Return every line below as is, leaving out the pictures.

◆ Source excerpt ◆

----

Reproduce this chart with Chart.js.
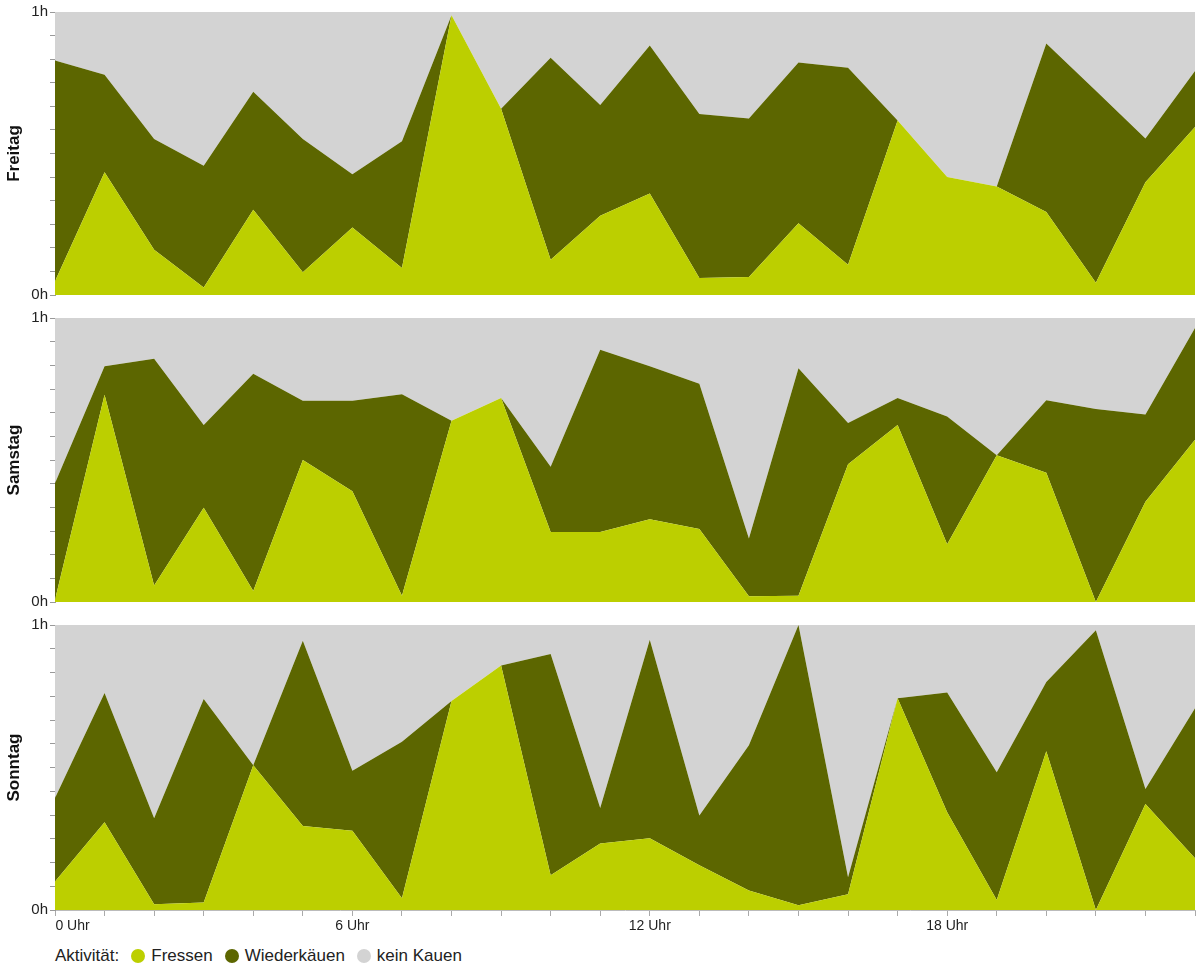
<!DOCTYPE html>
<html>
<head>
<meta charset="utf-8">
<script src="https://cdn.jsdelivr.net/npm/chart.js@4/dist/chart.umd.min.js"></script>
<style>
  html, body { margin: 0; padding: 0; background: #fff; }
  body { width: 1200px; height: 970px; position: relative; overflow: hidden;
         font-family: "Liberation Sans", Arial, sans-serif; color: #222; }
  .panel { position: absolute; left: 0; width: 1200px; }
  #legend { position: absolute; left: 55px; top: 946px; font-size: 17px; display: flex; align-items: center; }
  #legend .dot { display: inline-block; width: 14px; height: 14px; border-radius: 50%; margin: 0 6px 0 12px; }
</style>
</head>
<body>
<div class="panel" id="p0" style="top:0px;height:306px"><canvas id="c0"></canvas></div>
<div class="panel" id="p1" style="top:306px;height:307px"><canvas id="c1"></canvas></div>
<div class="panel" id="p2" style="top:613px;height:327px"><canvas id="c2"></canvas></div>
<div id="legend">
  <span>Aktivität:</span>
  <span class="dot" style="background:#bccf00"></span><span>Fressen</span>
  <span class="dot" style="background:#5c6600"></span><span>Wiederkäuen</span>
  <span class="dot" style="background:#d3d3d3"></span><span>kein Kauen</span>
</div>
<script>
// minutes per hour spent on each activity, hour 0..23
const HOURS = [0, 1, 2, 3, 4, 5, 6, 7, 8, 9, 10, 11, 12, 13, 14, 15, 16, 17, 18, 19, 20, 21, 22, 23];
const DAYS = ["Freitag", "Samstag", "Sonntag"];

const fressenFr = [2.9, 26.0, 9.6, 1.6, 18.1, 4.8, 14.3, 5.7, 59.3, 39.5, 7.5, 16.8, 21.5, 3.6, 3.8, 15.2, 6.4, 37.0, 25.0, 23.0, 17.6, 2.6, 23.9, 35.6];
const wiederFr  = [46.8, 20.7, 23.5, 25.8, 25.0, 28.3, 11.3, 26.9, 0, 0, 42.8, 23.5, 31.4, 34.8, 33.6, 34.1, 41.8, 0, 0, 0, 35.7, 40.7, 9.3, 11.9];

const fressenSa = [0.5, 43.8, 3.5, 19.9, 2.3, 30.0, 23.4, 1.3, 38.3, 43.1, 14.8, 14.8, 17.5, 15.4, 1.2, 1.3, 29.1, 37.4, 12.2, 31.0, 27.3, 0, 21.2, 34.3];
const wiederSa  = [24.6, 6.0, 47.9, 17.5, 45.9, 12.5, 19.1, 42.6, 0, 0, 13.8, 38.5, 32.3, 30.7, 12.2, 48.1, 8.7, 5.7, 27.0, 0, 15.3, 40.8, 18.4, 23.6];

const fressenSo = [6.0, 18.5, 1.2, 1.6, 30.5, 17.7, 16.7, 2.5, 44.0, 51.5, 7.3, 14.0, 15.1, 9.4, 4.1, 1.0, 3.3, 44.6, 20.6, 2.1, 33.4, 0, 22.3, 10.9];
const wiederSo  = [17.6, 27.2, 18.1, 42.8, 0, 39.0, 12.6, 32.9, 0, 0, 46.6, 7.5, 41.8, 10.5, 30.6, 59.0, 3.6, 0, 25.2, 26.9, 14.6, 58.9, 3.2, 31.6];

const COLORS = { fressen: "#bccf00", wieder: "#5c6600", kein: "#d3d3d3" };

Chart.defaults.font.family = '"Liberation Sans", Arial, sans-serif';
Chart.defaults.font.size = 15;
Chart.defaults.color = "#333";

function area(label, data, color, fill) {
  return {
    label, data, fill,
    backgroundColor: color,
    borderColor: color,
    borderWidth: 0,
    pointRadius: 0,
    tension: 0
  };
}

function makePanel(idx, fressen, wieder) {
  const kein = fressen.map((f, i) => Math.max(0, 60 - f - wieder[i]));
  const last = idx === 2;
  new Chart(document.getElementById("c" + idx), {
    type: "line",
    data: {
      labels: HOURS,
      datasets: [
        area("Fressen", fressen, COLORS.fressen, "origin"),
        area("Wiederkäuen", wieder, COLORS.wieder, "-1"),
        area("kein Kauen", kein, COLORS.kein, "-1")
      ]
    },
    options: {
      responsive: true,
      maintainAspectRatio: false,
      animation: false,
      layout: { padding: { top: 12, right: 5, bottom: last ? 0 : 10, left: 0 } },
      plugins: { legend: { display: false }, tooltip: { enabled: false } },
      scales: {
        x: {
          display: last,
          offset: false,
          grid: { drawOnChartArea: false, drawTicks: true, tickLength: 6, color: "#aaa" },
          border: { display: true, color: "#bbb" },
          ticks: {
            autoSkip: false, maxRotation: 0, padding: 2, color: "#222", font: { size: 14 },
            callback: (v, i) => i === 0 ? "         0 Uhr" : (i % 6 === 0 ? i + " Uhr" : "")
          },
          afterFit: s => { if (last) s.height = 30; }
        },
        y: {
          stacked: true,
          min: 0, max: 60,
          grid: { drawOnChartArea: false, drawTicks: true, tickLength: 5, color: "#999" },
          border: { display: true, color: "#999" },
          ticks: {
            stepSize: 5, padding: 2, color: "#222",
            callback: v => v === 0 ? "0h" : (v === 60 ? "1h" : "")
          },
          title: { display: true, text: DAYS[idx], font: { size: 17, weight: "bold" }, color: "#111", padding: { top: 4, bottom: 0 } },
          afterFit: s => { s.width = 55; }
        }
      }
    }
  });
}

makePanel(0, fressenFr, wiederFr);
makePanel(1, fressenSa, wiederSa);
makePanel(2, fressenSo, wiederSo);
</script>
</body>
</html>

----

◆ Solution for this exercise ◆
Reproduce this chart with Chart.js.
<!DOCTYPE html>
<html>
<head>
<meta charset="utf-8">
<script src="https://cdn.jsdelivr.net/npm/chart.js@4/dist/chart.umd.min.js"></script>
<style>
  html, body { margin: 0; padding: 0; background: #fff; }
  body { width: 1200px; height: 970px; position: relative; overflow: hidden;
         font-family: "Liberation Sans", Arial, sans-serif; color: #222; }
  .panel { position: absolute; left: 0; width: 1200px; }
  #legend { position: absolute; left: 55px; top: 946px; font-size: 17px; display: flex; align-items: center; }
  #legend .dot { display: inline-block; width: 14px; height: 14px; border-radius: 50%; margin: 0 6px 0 12px; }
</style>
</head>
<body>
<div class="panel" id="p0" style="top:0px;height:306px"><canvas id="c0"></canvas></div>
<div class="panel" id="p1" style="top:306px;height:307px"><canvas id="c1"></canvas></div>
<div class="panel" id="p2" style="top:613px;height:327px"><canvas id="c2"></canvas></div>
<div id="legend">
  <span>Aktivität:</span>
  <span class="dot" style="background:#bccf00"></span><span>Fressen</span>
  <span class="dot" style="background:#5c6600"></span><span>Wiederkäuen</span>
  <span class="dot" style="background:#d3d3d3"></span><span>kein Kauen</span>
</div>
<script>
// minutes per hour spent on each activity, hour 0..23
const HOURS = [0, 1, 2, 3, 4, 5, 6, 7, 8, 9, 10, 11, 12, 13, 14, 15, 16, 17, 18, 19, 20, 21, 22, 23];
const DAYS = ["Freitag", "Samstag", "Sonntag"];

const fressenFr = [2.9, 26.0, 9.6, 1.6, 18.1, 4.8, 14.3, 5.7, 59.3, 39.5, 7.5, 16.8, 21.5, 3.6, 3.8, 15.2, 6.4, 37.0, 25.0, 23.0, 17.6, 2.6, 23.9, 35.6];
const wiederFr  = [46.8, 20.7, 23.5, 25.8, 25.0, 28.3, 11.3, 26.9, 0, 0, 42.8, 23.5, 31.4, 34.8, 33.6, 34.1, 41.8, 0, 0, 0, 35.7, 40.7, 9.3, 11.9];

const fressenSa = [0.5, 43.8, 3.5, 19.9, 2.3, 30.0, 23.4, 1.3, 38.3, 43.1, 14.8, 14.8, 17.5, 15.4, 1.2, 1.3, 29.1, 37.4, 12.2, 31.0, 27.3, 0, 21.2, 34.3];
const wiederSa  = [24.6, 6.0, 47.9, 17.5, 45.9, 12.5, 19.1, 42.6, 0, 0, 13.8, 38.5, 32.3, 30.7, 12.2, 48.1, 8.7, 5.7, 27.0, 0, 15.3, 40.8, 18.4, 23.6];

const fressenSo = [6.0, 18.5, 1.2, 1.6, 30.5, 17.7, 16.7, 2.5, 44.0, 51.5, 7.3, 14.0, 15.1, 9.4, 4.1, 1.0, 3.3, 44.6, 20.6, 2.1, 33.4, 0, 22.3, 10.9];
const wiederSo  = [17.6, 27.2, 18.1, 42.8, 0, 39.0, 12.6, 32.9, 0, 0, 46.6, 7.5, 41.8, 10.5, 30.6, 59.0, 3.6, 0, 25.2, 26.9, 14.6, 58.9, 3.2, 31.6];

const COLORS = { fressen: "#bccf00", wieder: "#5c6600", kein: "#d3d3d3" };

Chart.defaults.font.family = '"Liberation Sans", Arial, sans-serif';
Chart.defaults.font.size = 15;
Chart.defaults.color = "#333";

function area(label, data, color, fill) {
  return {
    label, data, fill,
    backgroundColor: color,
    borderColor: color,
    borderWidth: 0,
    pointRadius: 0,
    tension: 0
  };
}

function makePanel(idx, fressen, wieder) {
  const kein = fressen.map((f, i) => Math.max(0, 60 - f - wieder[i]));
  const last = idx === 2;
  new Chart(document.getElementById("c" + idx), {
    type: "line",
    data: {
      labels: HOURS,
      datasets: [
        area("Fressen", fressen, COLORS.fressen, "origin"),
        area("Wiederkäuen", wieder, COLORS.wieder, "-1"),
        area("kein Kauen", kein, COLORS.kein, "-1")
      ]
    },
    options: {
      responsive: true,
      maintainAspectRatio: false,
      animation: false,
      layout: { padding: { top: 12, right: 5, bottom: last ? 0 : 10, left: 0 } },
      plugins: { legend: { display: false }, tooltip: { enabled: false } },
      scales: {
        x: {
          display: last,
          offset: false,
          grid: { drawOnChartArea: false, drawTicks: true, tickLength: 6, color: "#aaa" },
          border: { display: true, color: "#bbb" },
          ticks: {
            autoSkip: false, maxRotation: 0, padding: 2, color: "#222", font: { size: 14 },
            callback: (v, i) => i === 0 ? "         0 Uhr" : (i % 6 === 0 ? i + " Uhr" : "")
          },
          afterFit: s => { if (last) s.height = 30; }
        },
        y: {
          stacked: true,
          min: 0, max: 60,
          grid: { drawOnChartArea: false, drawTicks: true, tickLength: 5, color: "#999" },
          border: { display: true, color: "#999" },
          ticks: {
            stepSize: 5, padding: 2, color: "#222",
            callback: v => v === 0 ? "0h" : (v === 60 ? "1h" : "")
          },
          title: { display: true, text: DAYS[idx], font: { size: 17, weight: "bold" }, color: "#111", padding: { top: 4, bottom: 0 } },
          afterFit: s => { s.width = 55; }
        }
      }
    }
  });
}

makePanel(0, fressenFr, wiederFr);
makePanel(1, fressenSa, wiederSa);
makePanel(2, fressenSo, wiederSo);
</script>
</body>
</html>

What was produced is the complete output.